Joane Desaulniers: Atikamekw dans l’âme

Joane Desaulniers, native de Grand-Mère, habite depuis plusieurs années à Wemotaci, où elle enseigne le français et l’histoire à des jeunes de la communauté Atikamekw.

À peine sortie de l’école en 1985, avec un brevet en enseignement, Joane Desaulniers a été embauchée à l’école secondaire de Wemotaci, en Haute-Mauricie. Suivant le cours des événements, elle y a vécu et enseigné pendant trois ans. Puis dans une optique de réaliser d’autres expériences, elle a enseigné dans une prison du Québec puis dans une école d’immersion au Manitoba.

C’est en 1993, que Mme Desaulniers retourne s’installer à Wemotaci.

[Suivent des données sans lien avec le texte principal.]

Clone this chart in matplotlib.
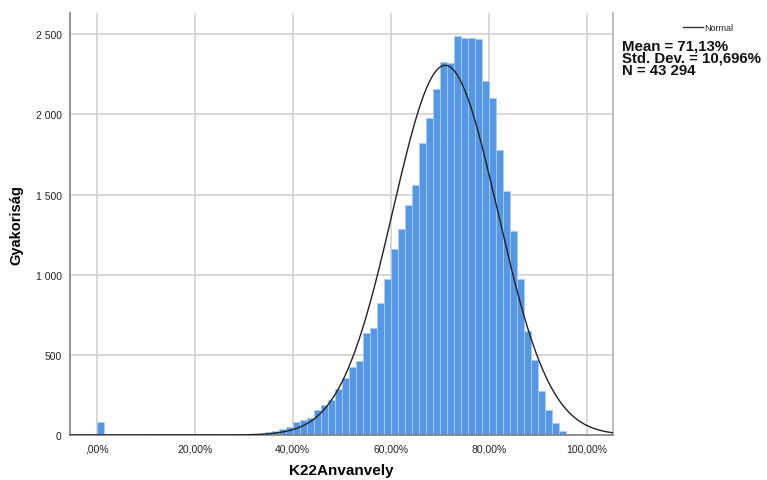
import numpy as np
import matplotlib
matplotlib.use("Agg")
import matplotlib.pyplot as plt

# ---- data ----
bin_width = 100.0 / 70.0
counts = [78, 0, 0, 0, 0, 0, 0, 2, 3, 2,
          3, 2, 1, 2, 1, 2, 2, 3, 2, 2,
          4, 4, 6, 8, 17, 25, 35, 52, 83, 96,
          108, 158, 189, 220, 287, 358, 422, 464, 637, 670,
          824, 973, 1161, 1283, 1437, 1562, 1824, 1980, 2161, 2330,
          2321, 2492, 2479, 2477, 2469, 2207, 2103, 1778, 1523, 1271,
          976, 647, 468, 275, 156, 73, 25, 8, 2, 0]
mean_val = 71.13
std_val = 10.696
n_val = 43294
x_ticks = [0, 20, 40, 60, 80, 100]
x_ticklabels = [",00%", "20,00%", "40,00%", "60,00%", "80,00%", "100,00%"]
y_ticks = [0, 500, 1000, 1500, 2000, 2500]
y_ticklabels = ["0", "500", "1 000", "1 500", "2 000", "2 500"]
x_label = "K22Anvanvely"
y_label = "Gyakoriság"
stats = ["Mean = 71,13%", "Std. Dev. = 10,696%", "N = 43 294"]

plt.rcParams['font.family'] = ['Liberation Sans', 'DejaVu Sans']

W, H = 767, 481
fig = plt.figure(figsize=(W / 100, H / 100), dpi=100)
ax = fig.add_axes([70 / W, 1 - 436 / H, (613 - 70) / W, (436 - 14) / H])

edges = np.arange(len(counts)) * bin_width
ax.bar(edges, counts, width=bin_width, align='edge', color='#5597e4',
       edgecolor='#a9ccf3', linewidth=0.6, zorder=2)

xmin, xmax = -5.5, 105.4
xs = np.linspace(xmin, xmax, 600)
pdf = n_val * bin_width / (std_val * np.sqrt(2 * np.pi)) * np.exp(-0.5 * ((xs - mean_val) / std_val) ** 2)
ax.plot(xs, pdf, color='#222222', linewidth=1.0, zorder=3)

ax.set_xlim(xmin, xmax)
ax.set_ylim(0, 2633)
ax.set_xticks(x_ticks)
ax.set_xticklabels(x_ticklabels)
ax.set_yticks(y_ticks)
ax.set_yticklabels(y_ticklabels)
ax.tick_params(length=0, labelsize=7.5, colors='#222222', pad=6)
ax.tick_params(axis='x', pad=6)
ax.grid(True, color='#d6d6d6', linewidth=1.3, zorder=0)
ax.set_axisbelow(True)
ax.spines['top'].set_visible(False)
ax.spines['right'].set_color('#b0b0b0')
ax.spines['left'].set_color('#808080')
ax.spines['bottom'].set_color('#808080')
for s in ['left', 'bottom', 'right']:
    ax.spines[s].set_linewidth(1.2)

ax.set_xlabel(x_label, fontsize=11, fontweight='bold', labelpad=7)
ax.set_ylabel(y_label, fontsize=10.5, fontweight='bold', labelpad=9)

# legend & stats
fig.lines.append(plt.Line2D([683 / W, 703 / W], [1 - 28.3 / H, 1 - 28.3 / H],
                            transform=fig.transFigure, color='#333333', linewidth=1.0))
fig.text(704 / W, 1 - 28.3 / H, "Normal", fontsize=6.5, va='center', ha='left', color='#222222')
fig.text(622 / W, 1 - 39.5 / H, "\n".join(stats), fontsize=10.8, fontweight='bold',
         va='top', ha='left', color='#111111', linespacing=0.86)

fig.savefig("out.png", dpi=100)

D’ailleurs elle y est encore aujourd’hui et continue d’enseigner le français et l’histoire aux jeunes élèves.

Mme Desaulniers travaille dans une école secondaire appelée Nikanik, qui signifie «aller de l’avant». Elle confie: «Mon école ferait l’envie de plusieurs enseignants œuvrant dans des boîtes de ciment. Elle est située sur les berges de la rivière St-Maurice, elle est entourée d’arbres, et est en retrait du centre du village. Le travail acharné de l’ensemble des enseignants fait qu’on y réalise quotidiennement de petits miracles. On prend l’élève là où il est pour l’amener à cheminer un peu plus. On a l’avantage d’avoir de petits groupes, ce qui permet un enseignement plus individualisé. Une relation amicale et respectueuse s’établit donc entre l’enseignant et ses élèves et chacun apprend à se connaître davantage.»

Motivée par le besoin d’aider les jeunes Atikamekw dont le français est la langue seconde, elle considère son travail comme un défi de taille. «J’ai régulièrement à faire face à de nombreux problèmes: taux d’absentéisme élevé, manque de motivation, résultats scolaires médiocres, décrochage scolaire, etc. Je vis donc beaucoup de frustrations et peu de satisfactions immédiates par rapport aux réussites de mes élèves», explique-t-elle.

Cependant, même si le travail est ardu, les résultats se font sentir avec les années. «Les réussites, je les vois après plusieurs années: certains de mes élèves poursuivent des études au Cégep et parviennent à obtenir un diplôme. Quelle victoire !», continue-t-elle.

Dans la communauté, bon nombres problèmes sociaux sont présents et l’école s’en ressent beaucoup. Comme partout ailleurs, lorsqu’un jeune vit certaines difficultés à la maison, ses performances et ses résultats scolaires en subissent les conséquences.

Les élèves de la communauté sont très encadrés. Plusieurs services leurs sont offerts: psychologue, psycho-éducateur, orthopédagogue, infirmière, tutorat, récupérations, etc. Les élèves sont donc très bien encadrés. Selon Mme Desaulniers, «La vie sociale à l’école est très importante. C’est un lieu de rencontre où ils se sentent bien.»

Wemotaci au cœur de la forêt mauricienne

Village indien situé à 120 km au nord-ouest de La Tuque, Wemotaci regroupe une communauté autochtone appelée les Atikamekw. Considérés comme très pacifiques, Mme Desaulniers confirme que les gens sont généreux, chaleureux et attachants.

La vie à Wemotaci bat au rythme des saisons, des six saisons atikamekw. «À mon retour, le 19 août, le village sera déserté pour un certain temps, le temps de la cueillette des bleuets. Il nous manquera des élèves à la rentrée scolaire car ils seront «aux bleuets » avec leurs parents. En octobre, les écoles primaires et secondaires fermeront pendant deux semaines car ce sera les semaines culturelles. Les familles vont alors camper sur leur territoire familial pour perpétuer les traditions et s’adonner à la chasse à l’orignal», raconte-t-elle.

Joane Desaulniers est reconnue à travers la communauté atikamekw comme une personne qui apporte beaucoup aux jeunes. D’ailleurs, ces derniers la saluent par les termes: «Kwei, Jojo» ou «Kwei, Kokom». «Au début, je me disais qu’ils n’étaient pas gênés de m’interpeller ainsi. Kokom signifie grand-mère en français. Après tout, je ne suis pas si âgée que ça. Mais on m’a expliquée que ce mot signifiait aussi la sagesse. On me considérait donc comme une des sages du village», explique-t-elle.

Quoique que Wemotaci soit très éloigné et tout près à la fois, elle revient régulièrement à Grand-Mère, à quelques heures de distance seulement. «Je vis et travaille à Wemotaci car j’y suis bien. J’ai adopté cette communauté et les gens m’ont adoptée à leur tour.»